**Your objective**
From the entries below, print exactly the span beginning with the line holding "Convert this chart to Apache ECharts code." and ending with the line holding "var chart = echarts.init(document.getElementById('main'));", endpoints included, and skip any pictures.
################
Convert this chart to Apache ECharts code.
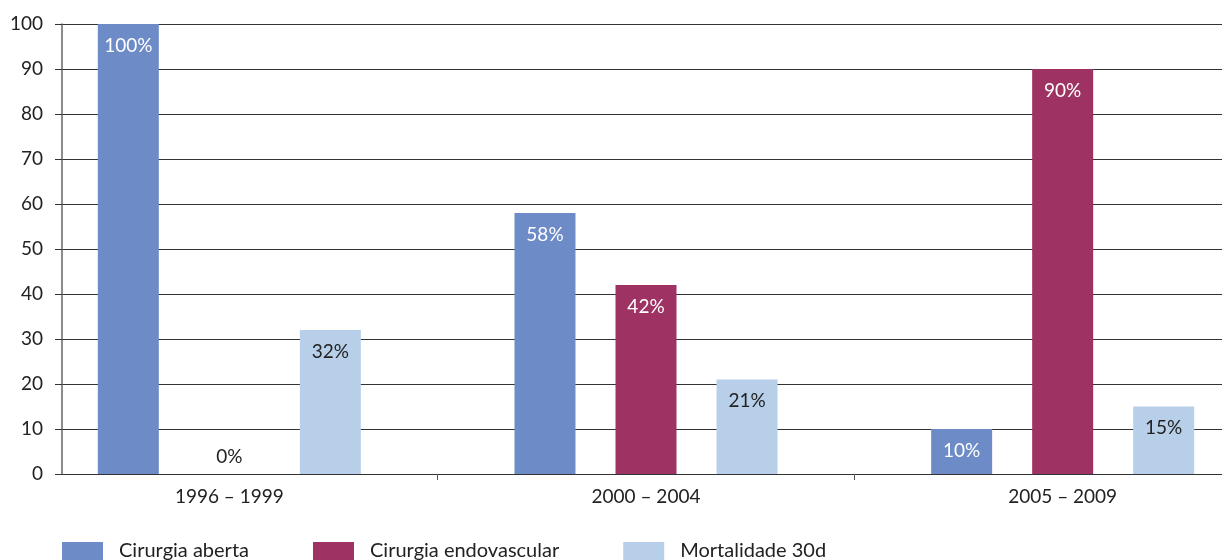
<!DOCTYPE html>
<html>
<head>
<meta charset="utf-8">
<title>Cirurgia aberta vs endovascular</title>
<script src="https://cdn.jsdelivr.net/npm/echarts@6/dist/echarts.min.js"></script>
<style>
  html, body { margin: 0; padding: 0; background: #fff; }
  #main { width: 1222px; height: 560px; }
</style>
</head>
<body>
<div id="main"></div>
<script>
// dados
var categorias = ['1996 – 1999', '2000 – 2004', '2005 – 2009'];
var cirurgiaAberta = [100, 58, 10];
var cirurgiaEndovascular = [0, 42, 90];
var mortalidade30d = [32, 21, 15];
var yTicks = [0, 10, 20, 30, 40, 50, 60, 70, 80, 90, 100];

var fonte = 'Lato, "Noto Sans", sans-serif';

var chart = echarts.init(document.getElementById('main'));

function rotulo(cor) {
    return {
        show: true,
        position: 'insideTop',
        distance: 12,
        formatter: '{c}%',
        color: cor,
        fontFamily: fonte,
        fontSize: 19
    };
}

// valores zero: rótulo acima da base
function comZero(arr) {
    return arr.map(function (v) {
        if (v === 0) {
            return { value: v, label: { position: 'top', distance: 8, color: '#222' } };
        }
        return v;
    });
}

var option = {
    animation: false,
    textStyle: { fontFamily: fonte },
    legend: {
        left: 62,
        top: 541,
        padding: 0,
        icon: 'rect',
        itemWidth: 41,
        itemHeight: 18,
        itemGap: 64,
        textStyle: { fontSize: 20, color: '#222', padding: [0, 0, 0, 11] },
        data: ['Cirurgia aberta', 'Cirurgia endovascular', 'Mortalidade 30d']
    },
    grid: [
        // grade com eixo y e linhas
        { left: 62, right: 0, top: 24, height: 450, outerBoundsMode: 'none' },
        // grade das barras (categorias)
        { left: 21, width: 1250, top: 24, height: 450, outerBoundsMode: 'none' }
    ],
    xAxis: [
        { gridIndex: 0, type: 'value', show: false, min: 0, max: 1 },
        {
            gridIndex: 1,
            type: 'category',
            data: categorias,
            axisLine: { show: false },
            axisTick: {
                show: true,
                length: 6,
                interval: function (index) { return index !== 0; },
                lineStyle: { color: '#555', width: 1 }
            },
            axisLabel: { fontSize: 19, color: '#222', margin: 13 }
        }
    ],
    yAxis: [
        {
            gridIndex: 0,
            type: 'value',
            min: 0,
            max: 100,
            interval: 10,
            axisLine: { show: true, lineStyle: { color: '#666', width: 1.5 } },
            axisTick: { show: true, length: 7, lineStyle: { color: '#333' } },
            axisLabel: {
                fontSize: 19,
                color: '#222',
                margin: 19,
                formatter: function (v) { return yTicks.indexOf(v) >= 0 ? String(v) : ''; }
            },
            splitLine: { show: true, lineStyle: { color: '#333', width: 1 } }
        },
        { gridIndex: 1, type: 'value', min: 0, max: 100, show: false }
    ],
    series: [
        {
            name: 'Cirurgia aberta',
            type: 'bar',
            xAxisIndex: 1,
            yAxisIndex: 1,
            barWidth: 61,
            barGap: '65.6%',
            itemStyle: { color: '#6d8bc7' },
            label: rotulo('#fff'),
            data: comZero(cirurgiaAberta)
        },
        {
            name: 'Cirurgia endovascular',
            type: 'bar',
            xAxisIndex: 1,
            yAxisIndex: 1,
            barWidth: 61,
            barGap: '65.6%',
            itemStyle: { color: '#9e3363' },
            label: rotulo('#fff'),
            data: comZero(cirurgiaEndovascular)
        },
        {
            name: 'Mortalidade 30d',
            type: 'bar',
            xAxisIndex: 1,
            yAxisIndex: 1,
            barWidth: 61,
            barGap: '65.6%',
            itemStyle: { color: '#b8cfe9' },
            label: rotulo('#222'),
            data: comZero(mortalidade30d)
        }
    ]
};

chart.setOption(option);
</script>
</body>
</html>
################
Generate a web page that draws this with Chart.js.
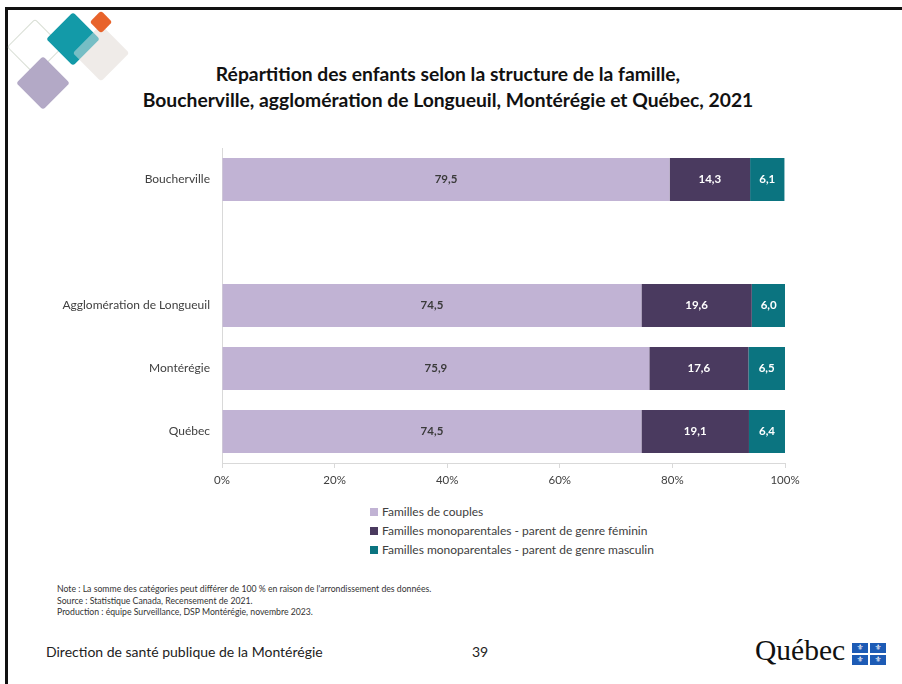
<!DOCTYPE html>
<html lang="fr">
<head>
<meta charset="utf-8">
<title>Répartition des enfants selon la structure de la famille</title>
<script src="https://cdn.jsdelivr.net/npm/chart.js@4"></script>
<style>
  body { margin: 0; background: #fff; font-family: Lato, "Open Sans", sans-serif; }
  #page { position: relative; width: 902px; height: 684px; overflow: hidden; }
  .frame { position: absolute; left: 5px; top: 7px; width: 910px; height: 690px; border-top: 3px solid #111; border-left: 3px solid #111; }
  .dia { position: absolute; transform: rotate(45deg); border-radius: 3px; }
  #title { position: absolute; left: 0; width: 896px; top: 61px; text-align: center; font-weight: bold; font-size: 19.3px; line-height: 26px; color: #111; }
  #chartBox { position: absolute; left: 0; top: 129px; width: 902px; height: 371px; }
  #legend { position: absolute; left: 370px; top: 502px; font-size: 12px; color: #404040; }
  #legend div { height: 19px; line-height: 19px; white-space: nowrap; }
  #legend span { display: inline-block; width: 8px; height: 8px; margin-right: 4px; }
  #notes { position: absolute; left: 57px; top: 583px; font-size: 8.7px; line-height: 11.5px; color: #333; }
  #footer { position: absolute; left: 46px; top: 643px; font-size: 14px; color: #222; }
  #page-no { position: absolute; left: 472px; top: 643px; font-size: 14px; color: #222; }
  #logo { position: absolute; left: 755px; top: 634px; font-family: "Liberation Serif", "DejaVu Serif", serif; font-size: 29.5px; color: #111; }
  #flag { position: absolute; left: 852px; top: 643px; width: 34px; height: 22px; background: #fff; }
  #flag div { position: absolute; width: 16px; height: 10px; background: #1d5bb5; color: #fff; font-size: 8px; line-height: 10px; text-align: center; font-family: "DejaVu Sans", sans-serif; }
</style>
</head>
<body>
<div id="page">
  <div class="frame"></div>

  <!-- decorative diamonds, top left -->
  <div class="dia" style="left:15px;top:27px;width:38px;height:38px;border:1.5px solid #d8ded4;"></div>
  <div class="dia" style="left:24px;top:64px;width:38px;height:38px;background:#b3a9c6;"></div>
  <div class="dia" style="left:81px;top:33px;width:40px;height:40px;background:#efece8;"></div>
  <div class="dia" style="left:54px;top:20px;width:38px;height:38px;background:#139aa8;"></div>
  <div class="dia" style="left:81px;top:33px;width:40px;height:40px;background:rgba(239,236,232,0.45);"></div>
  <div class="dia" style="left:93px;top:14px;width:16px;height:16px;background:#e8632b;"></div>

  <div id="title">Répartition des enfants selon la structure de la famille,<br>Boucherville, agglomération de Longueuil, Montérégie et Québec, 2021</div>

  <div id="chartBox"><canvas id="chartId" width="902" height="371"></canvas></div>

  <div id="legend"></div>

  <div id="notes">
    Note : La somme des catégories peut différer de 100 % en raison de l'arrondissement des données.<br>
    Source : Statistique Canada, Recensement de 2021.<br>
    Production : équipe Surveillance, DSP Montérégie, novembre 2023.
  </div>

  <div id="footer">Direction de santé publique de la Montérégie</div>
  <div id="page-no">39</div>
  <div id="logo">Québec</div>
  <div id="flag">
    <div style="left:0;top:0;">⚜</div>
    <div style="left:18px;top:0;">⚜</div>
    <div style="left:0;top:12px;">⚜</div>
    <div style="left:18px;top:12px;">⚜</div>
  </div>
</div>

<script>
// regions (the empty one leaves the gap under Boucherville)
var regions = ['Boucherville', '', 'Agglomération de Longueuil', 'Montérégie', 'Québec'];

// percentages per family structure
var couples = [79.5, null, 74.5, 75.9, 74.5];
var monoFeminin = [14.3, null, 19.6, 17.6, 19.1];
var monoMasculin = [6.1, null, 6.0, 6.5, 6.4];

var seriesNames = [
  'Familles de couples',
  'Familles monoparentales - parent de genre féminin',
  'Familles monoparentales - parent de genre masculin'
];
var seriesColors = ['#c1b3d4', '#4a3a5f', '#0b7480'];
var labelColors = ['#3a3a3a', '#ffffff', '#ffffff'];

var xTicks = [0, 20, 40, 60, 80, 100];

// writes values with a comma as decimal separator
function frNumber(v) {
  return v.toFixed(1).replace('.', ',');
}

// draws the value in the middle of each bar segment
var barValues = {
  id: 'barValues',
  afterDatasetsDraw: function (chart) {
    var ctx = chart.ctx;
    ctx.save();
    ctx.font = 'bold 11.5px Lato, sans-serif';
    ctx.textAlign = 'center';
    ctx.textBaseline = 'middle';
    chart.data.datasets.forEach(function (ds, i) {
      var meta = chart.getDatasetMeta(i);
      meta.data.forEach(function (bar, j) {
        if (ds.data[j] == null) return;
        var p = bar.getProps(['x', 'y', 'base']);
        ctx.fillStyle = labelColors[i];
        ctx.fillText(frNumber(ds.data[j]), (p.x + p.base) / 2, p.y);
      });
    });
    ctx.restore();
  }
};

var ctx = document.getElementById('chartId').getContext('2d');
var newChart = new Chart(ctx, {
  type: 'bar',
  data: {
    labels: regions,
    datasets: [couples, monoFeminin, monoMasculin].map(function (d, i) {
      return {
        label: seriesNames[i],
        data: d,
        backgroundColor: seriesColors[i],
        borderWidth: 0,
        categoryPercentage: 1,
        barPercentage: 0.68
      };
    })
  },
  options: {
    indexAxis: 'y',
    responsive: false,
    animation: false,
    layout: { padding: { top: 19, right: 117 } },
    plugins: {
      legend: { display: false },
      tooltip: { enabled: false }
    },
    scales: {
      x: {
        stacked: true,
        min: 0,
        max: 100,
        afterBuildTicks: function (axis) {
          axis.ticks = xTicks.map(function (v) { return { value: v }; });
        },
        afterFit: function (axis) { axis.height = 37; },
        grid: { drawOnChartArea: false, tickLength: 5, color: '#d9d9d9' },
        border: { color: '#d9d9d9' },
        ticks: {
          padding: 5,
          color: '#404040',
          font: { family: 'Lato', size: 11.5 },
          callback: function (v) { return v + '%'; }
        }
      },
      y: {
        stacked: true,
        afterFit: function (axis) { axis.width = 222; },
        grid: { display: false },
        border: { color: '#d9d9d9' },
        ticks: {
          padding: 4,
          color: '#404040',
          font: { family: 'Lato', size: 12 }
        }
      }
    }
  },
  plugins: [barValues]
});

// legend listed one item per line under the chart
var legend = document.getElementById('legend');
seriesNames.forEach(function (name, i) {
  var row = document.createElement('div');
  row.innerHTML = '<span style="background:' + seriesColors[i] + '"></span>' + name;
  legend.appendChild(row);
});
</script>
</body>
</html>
################
**Right answer**
Convert this chart to Apache ECharts code.
<!DOCTYPE html>
<html>
<head>
<meta charset="utf-8">
<title>Cirurgia aberta vs endovascular</title>
<script src="https://cdn.jsdelivr.net/npm/echarts@6/dist/echarts.min.js"></script>
<style>
  html, body { margin: 0; padding: 0; background: #fff; }
  #main { width: 1222px; height: 560px; }
</style>
</head>
<body>
<div id="main"></div>
<script>
// dados
var categorias = ['1996 – 1999', '2000 – 2004', '2005 – 2009'];
var cirurgiaAberta = [100, 58, 10];
var cirurgiaEndovascular = [0, 42, 90];
var mortalidade30d = [32, 21, 15];
var yTicks = [0, 10, 20, 30, 40, 50, 60, 70, 80, 90, 100];

var fonte = 'Lato, "Noto Sans", sans-serif';

var chart = echarts.init(document.getElementById('main'));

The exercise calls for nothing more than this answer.